Mehmet ARIK adlı üyeden alıntı

Çok düşük ihtimaller yüzünden gereksiz yere tepki gösteriyorsun. Terör falan tamemen saçmalık. Nükleer santralin merkez noktası yerin 20 metre altına ve 2,5 megatonluk patlamalara dayanacak şekilde yapılıyor. Sen ne dersen de hepsi düşünülmüş.
Ülkemizde insanlara daha iyi ve ucuz hizmet için elektrik götürmek ne zamandan beri insanlara saygısızlık ve değerini düşürücü bir hareket olarak algılanmaya başlandı. Nasıl bir algıdır bu anlamadım. Elektrik kesilir, "Avrupa böyle mi ya, 10 yıldır elektrik kesintisi yaşamamışlar. İnsanlara saygı var abi insanın bi değeri var." dersiniz. Bu seferde elektrik santrali kuruluyor diye insanın değerini düşürdünüz. Elektrik insandan daha değerli değildir, insan değerli olduğu için elektriği kullanmayı hakeder. Algı farkı bu işte.

Rüzgar enerjisi zaten bolca kullanılıyor. Tanesi 900.000 euroya malediliyormuş. 1 nükleer enerji santralinin 1 yılda ürettiği enerjiye ulaşmak için 600bine yakın rüzgar tribünü gerekiyor. Bu mantıklımı sence? Hemde yaz aylarında %15 verimle çalışan bir sistem. Bir şehrin elektriğini rüzgar tribünlerine bağlasan yazın aydınlanmaya yetecek bile elektrikleri olmayacak. Bunlar hiç düşünülmeden ortaya atılan saçma alternatifler.


İnsanı değersizleştiren şey elektiriğin üretilmesi değil. Hızlı treni biz yaptık diyenlerin pamukovada kazada ölen 41 kişiyi yok sayması, 301 kişinin madende ölümünü iş kazası olarak görmesi...
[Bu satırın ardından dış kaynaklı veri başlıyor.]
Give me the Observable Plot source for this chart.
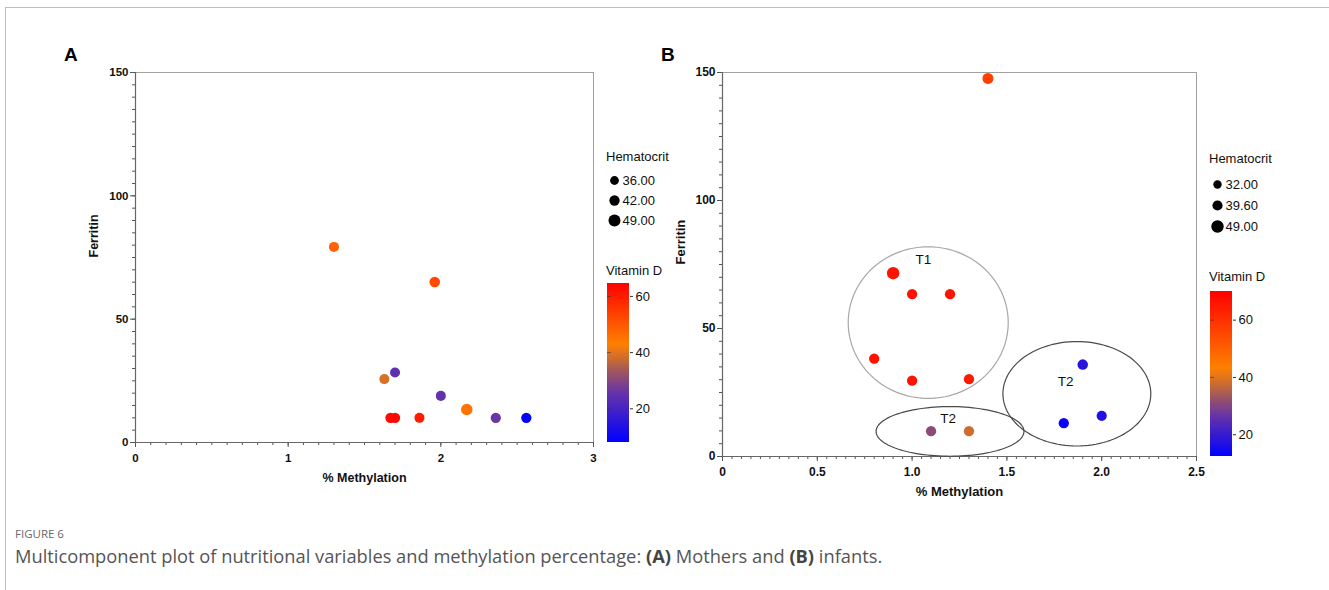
<!DOCTYPE html>
<html>
<head>
<meta charset="utf-8">
<script src="https://cdn.jsdelivr.net/npm/d3@7"></script>
<script src="https://cdn.jsdelivr.net/npm/@observablehq/plot@0.6"></script>
<style>
  body { margin: 0; background: #fff; }
  #root { position: relative; width: 1329px; height: 590px; overflow: hidden; font-family: "Liberation Sans", Arial, sans-serif; background: #fff; }
  .abs { position: absolute; white-space: nowrap; }
  .leg { font-size: 13px; line-height: 13px; color: #111; }
  .letter { font-size: 19px; line-height: 19px; font-weight: bold; color: #000; }
  #border { position: absolute; left: 5px; top: 7px; width: 1330px; height: 600px; border-top: 1.5px solid #bdbdbd; border-left: 1.5px solid #bdbdbd; }
  .fig { font-family: "Open Sans", "Noto Sans", sans-serif; color: #6a6a6a; }
  svg { overflow: visible; }
</style>
</head>
<body>
<div id="root">
  <div id="border"></div>
  <div class="abs letter" style="left:64px;top:45px">A</div>
  <div class="abs letter" style="left:661px;top:45px">B</div>
  <div id="panelA" class="abs" style="left:0;top:0"></div>
  <div id="panelB" class="abs" style="left:600px;top:0"></div>

  <div class="abs leg" style="left:606px;top:150px">Hematocrit</div>
  <div id="sizeA" class="abs" style="left:606px;top:170px"></div>
  <div class="abs leg" style="left:606px;top:264px">Vitamin D</div>
  <div id="barA" class="abs" style="left:606px;top:282px"></div>

  <div class="abs leg" style="left:1209px;top:152px">Hematocrit</div>
  <div id="sizeB" class="abs" style="left:1209px;top:174px"></div>
  <div class="abs leg" style="left:1209px;top:270px">Vitamin D</div>
  <div id="barB" class="abs" style="left:1209px;top:290px"></div>

  <div class="abs fig" style="left:15px;top:526px;font-size:11.5px;letter-spacing:0px">FIGURE 6</div>
  <div class="abs fig" style="left:15px;top:543px;font-size:18.3px;color:#555">Multicomponent plot of nutritional variables and methylation percentage: <b style="color:#444">(A)</b> Mothers and <b style="color:#444">(B)</b> infants.</div>
</div>

<script>
// ---------- Panel A: Mothers ----------
const methylationA = [1.30, 1.96, 1.63, 1.70, 2.00, 2.17, 2.36, 2.56, 1.67, 1.70, 1.86];
const ferritinA    = [79.3, 65.1, 25.7, 28.4, 18.9, 13.4, 10.0, 10.0, 10.0, 10.0, 10.0];
const vitaminDA    = [48,   52,   39,   24,   25,   45,   26,   8,    63,   64,   60];
const hematocritA  = [41,   43,   41,   41,   41,   47,   42,   42,   42,   42,   41];

// ---------- Panel B: Infants ----------
const methylationB = [1.40,  0.90, 1.00, 1.20, 0.80, 1.00, 1.30, 1.90, 2.00, 1.80, 1.10, 1.30];
const ferritinB    = [147.7, 71.6, 63.4, 63.4, 38.2, 29.6, 30.2, 35.9, 15.9, 13.0, 9.9,  9.9];
const vitaminDB    = [57,    66,   66,   66,   66,   66,   65,   18,   17,   14,   31,   38];
const hematocritB  = [43,    49,   40,   40,   40,   40,   40,   41,   39.6, 40,   40,   40];

// Group annotations (ellipses) in panel B
const groupLabels = ["T1", "T2", "T2"];
const groupCx     = [1.085, 1.20, 1.869];
const groupCy     = [52.3,  9.8,  24.5];
const groupRx     = [0.422, 0.39, 0.39];
const groupRy     = [29.6,  9.7,  20.4];
const groupLabelX = [1.06,  1.19, 1.81];
const groupLabelY = [76.7,  14.6, 29.3];
const groupStroke = ["#a8a8a8", "#4a4a4a", "#4a4a4a"];

// Axes ticks and labels
const xTicksA = [0, 1, 2, 3];
const xTickLabelsA = ["0", "1", "2", "3"];
const yTicksA = [0, 50, 100, 150];
const xTicksB = [0, 0.5, 1, 1.5, 2, 2.5];
const xTickLabelsB = ["0", "0.5", "1.0", "1.5", "2.0", "2.5"];
const yTicksB = [0, 50, 100, 150];

// Legends
const sizeLegendA = [36, 42, 49];
const sizeLabelsA = ["36.00", "42.00", "49.00"];
const sizeLegendB = [32, 39.6, 49];
const sizeLabelsB = ["32.00", "39.60", "49.00"];
const colorTicks = [20, 40, 60];
const colorDomainA = [8, 26, 35, 43, 64.6];
const colorDomainB = [12.4, 27, 35, 43, 70];
const colorRange = ["#0000ff", "#6a35a5", "#b0604a", "#ff8000", "#ff0000"];
const rDomainA = [36, 49], rRangeA = [4.4, 6.0];
const rDomainB = [32, 49], rRangeB = [4.2, 6.2];

const FONT = '"Liberation Sans", Arial, sans-serif';

function rows(x, y, c, s) {
  return x.map((v, i) => ({x: v, y: y[i], vit: c[i], hct: s[i]}));
}

function panel(o) {
  const data = rows(o.x, o.y, o.vit, o.hct);
  const marks = [
    Plot.frame({stroke: "#a0a0a0", strokeWidth: 1}),
    Plot.axisX({ticks: o.xMinor, tickSize: 3, tickFormat: () => "", label: null, stroke: "#555"}),
    Plot.axisX({ticks: o.xTicks, tickSize: 5, tickFormat: () => "", label: null, stroke: "#555"}),
    Plot.axisY({ticks: o.yMinor, tickSize: 3, tickFormat: () => "", label: null, stroke: "#555"}),
    Plot.axisY({ticks: o.yTicks, tickSize: 5, tickFormat: () => "", label: null, stroke: "#555"}),
    Plot.text(o.xTicks, {x: d => d, text: d => o.xLabels[o.xTicks.indexOf(d)], frameAnchor: "bottom", lineAnchor: "top", dy: 11,
      fontSize: o.tickFont, fontWeight: "bold", fill: "#111"}),
    Plot.text(o.yTicks, {y: d => d, text: d => String(d), frameAnchor: "left", textAnchor: "end", dx: -7,
      fontSize: o.tickFont, fontWeight: "bold", fill: "#111"}),
    Plot.ruleY([0], {stroke: "#666", strokeWidth: 1.2}),
    Plot.ruleX([0], {stroke: "#666", strokeWidth: 1.2}),
    Plot.text(["% Methylation"], {frameAnchor: "bottom", dy: o.xTitleDy, fontSize: o.titleFont, fontWeight: "bold", fill: "#111"}),
    Plot.text(["Ferritin"], {frameAnchor: "left", dx: -42, rotate: -90, fontSize: o.titleFont, fontWeight: "bold", fill: "#111"}),
    ...(o.extra || []),
    Plot.dot(data, {x: "x", y: "y", r: "hct", fill: "vit", stroke: "none"})
  ];
  return Plot.plot({
    width: o.width, height: o.height,
    marginLeft: o.marginLeft, marginRight: o.marginRight, marginTop: 72, marginBottom: 48,
    x: {domain: o.xDomain}, y: {domain: [0, 150]},
    r: {type: "linear", domain: o.rDomain, range: o.rRange},
    color: {type: "linear", domain: o.colorDomain, range: colorRange},
    style: {background: "transparent", fontFamily: FONT, color: "#111", overflow: "visible"},
    marks
  });
}

// Ellipse outlines for panel B annotations
const angles = d3.range(0, 360, 3);
const ellipseMarks = groupLabels.flatMap((lab, i) => {
  const pts = angles.map(a => ({
    x: groupCx[i] + groupRx[i] * Math.cos(a * Math.PI / 180),
    y: groupCy[i] + groupRy[i] * Math.sin(a * Math.PI / 180)
  }));
  return [
    Plot.line(pts, {x: "x", y: "y", stroke: groupStroke[i], strokeWidth: 1.2, curve: "linear-closed"}),
    Plot.text([lab], {x: () => groupLabelX[i], y: () => groupLabelY[i], fontSize: 13.5, fontWeight: "normal", fill: "#111"})
  ];
});

document.getElementById("panelA").append(panel({
  x: methylationA, y: ferritinA, vit: vitaminDA, hct: hematocritA,
  width: 600, height: 490, marginLeft: 135, marginRight: 7,
  xDomain: [0, 3], xTicks: xTicksA, xLabels: xTickLabelsA, xMinor: d3.range(0, 3.001, 0.1),
  yTicks: yTicksA, yMinor: d3.range(0, 150.1, 5),
  rDomain: rDomainA, rRange: rRangeA, colorDomain: colorDomainA,
  tickFont: 11.5, titleFont: 12.5, xTitleDy: 39
}));

document.getElementById("panelB").append(panel({
  x: methylationB, y: ferritinB, vit: vitaminDB, hct: hematocritB,
  width: 600, height: 504, marginLeft: 122, marginRight: 4,
  xDomain: [0, 2.5], xTicks: xTicksB, xLabels: xTickLabelsB, xMinor: d3.range(0, 2.501, 0.05),
  yTicks: yTicksB, yMinor: d3.range(0, 150.1, 5),
  rDomain: rDomainB, rRange: rRangeB, colorDomain: colorDomainB,
  tickFont: 12, titleFont: 13, xTitleDy: 39, extra: ellipseMarks
}));

function sizeLegend(values, labels, rDomain, rRange, height) {
  return Plot.plot({
    width: 70, height, marginTop: 10, marginBottom: 10, marginLeft: 0, marginRight: 0,
    x: {domain: [0, 1], axis: null},
    y: {type: "point", domain: labels, padding: 0, axis: null},
    r: {type: "linear", domain: rDomain, range: rRange},
    style: {background: "transparent", fontFamily: FONT, overflow: "visible"},
    marks: [
      Plot.dot(values, {y: (d, i) => labels[i], r: d => d, fill: "#000", frameAnchor: "left", dx: 8}),
      Plot.text(labels, {y: d => d, frameAnchor: "left", dx: 16, textAnchor: "start", fontSize: 13, fill: "#111"})
    ]
  });
}

document.getElementById("sizeA").append(sizeLegend(sizeLegendA, sizeLabelsA, rDomainA, rRangeA, 60));
document.getElementById("sizeB").append(sizeLegend(sizeLegendB, sizeLabelsB, rDomainB, rRangeB, 62));

function colorBar(domain, barHeight) {
  const lo = domain[0], hi = domain[domain.length - 1];
  const step = (hi - lo) / 160;
  const ramp = d3.range(lo, hi, step);
  return Plot.plot({
    width: 62, height: barHeight + 2, marginTop: 1, marginBottom: 1, marginLeft: 1, marginRight: 39,
    x: {domain: [0, 1], axis: null},
    y: {domain: [lo, hi], axis: null},
    color: {type: "linear", domain, range: colorRange},
    style: {background: "transparent", fontFamily: FONT, overflow: "visible"},
    marks: [
      Plot.rect(ramp, {x1: 0, x2: 1, y1: d => d, y2: d => Math.min(hi, d + step * 2), fill: d => d + step / 2, shapeRendering: "crispEdges"}),
      Plot.axisY({anchor: "right", ticks: colorTicks, tickSize: 3, tickFormat: () => "", label: null, stroke: "#333"}),
      Plot.axisY({anchor: "left", ticks: colorTicks, tickSize: -4, tickFormat: () => "", label: null, stroke: "#333", strokeOpacity: 0.6}),
      Plot.text(colorTicks, {y: d => d, text: d => String(d), frameAnchor: "right", textAnchor: "start", dx: 6, fontSize: 13, fill: "#111"})
    ]
  });
}

document.getElementById("barA").append(colorBar(colorDomainA, 159));
document.getElementById("barB").append(colorBar(colorDomainB, 165));
</script>
</body>
</html>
Askerlerinin kaçırıldığı, kaymakamını kurtaramadığın bir bölgede yaşayıp kendini Avrupayla kıyaslamak saçmalık. Yöneticiler her şeyi düşündü mantığınıda bu kadar iş kazasından (!) sonra anlamak mümkün değil...

Ayrıca Savunduğunuz nükleer santralin atığını 1000 yıl boyunca yok edemiyorsunuz. Tüketimi yeni teknolojilerle azaltmak yerine sürekli tehlikeli üretime yönelmenin sonu yok. Zamanla 'bakın elektirk ihraç eder duruma geldik' diyerek her yere nükleer bomba yerleştirecekler heralde.

Neyse hoca bu konuda birbirimizi ikna edemeyiz. ben kaçar.